A Novel Economic Model Predictive Control for Adaptive Cruise Control in Electric Vehicles

Enhancing the operational energy efficiency of electric vehicles (EVs) is a critical determinant in reducing their overall environmental footprint. This concern is still growing in the recent years, which have been characterized by an escalating environmental impact of global warming and pollution. In this context, autonomous vehicle functions, such as Adaptive Cruise Control (ACC), typically overlook economic criteria like energy optimization and electric powertrain dynamics, as reconciling tracking and energy-efficient control tasks remains a nontrivial challenge. In this paper, we leverage the Economic Model Predictive Control (E-MPC) as a promising control strategy to design the ACC driving assistance system in EVs.

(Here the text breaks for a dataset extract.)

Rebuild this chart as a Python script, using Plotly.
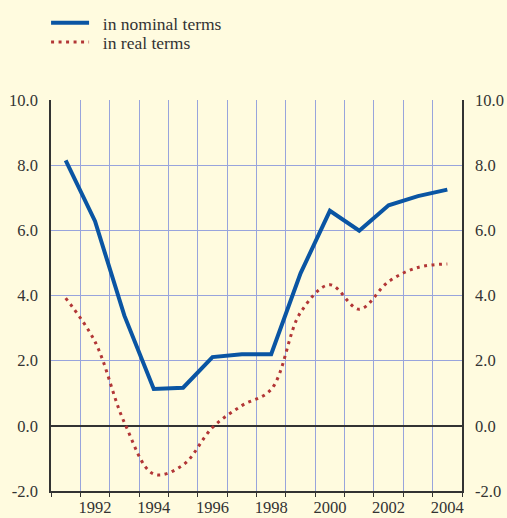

The proposed approach enhances the economic efficiency of the electric powertrain while simultaneously balancing the economic performance with the satisfaction of safe inter-vehicular spacing and smooth acceleration dynamics. With this objects, the proposed E-MPC formulation provides an optimal control policy that averages the trade-off between tracking performance and electric motor efficiency. The effectiveness of this approach is thoroughly assessed through simulations, where a platoon of vehicles - each one equipped with an E-MPC-based ACC - is asked to coherently keep its string structure, while following the Worldwide Harmonized Light Vehicles Test Procedure (WLTP) driving cycle. Simulation results proficiently demonstrate the effectiveness of the proposed E-MPC strategy, which significantly extends EV driving range and improves sustainability without compromising tracking performance and ensuring the string stability.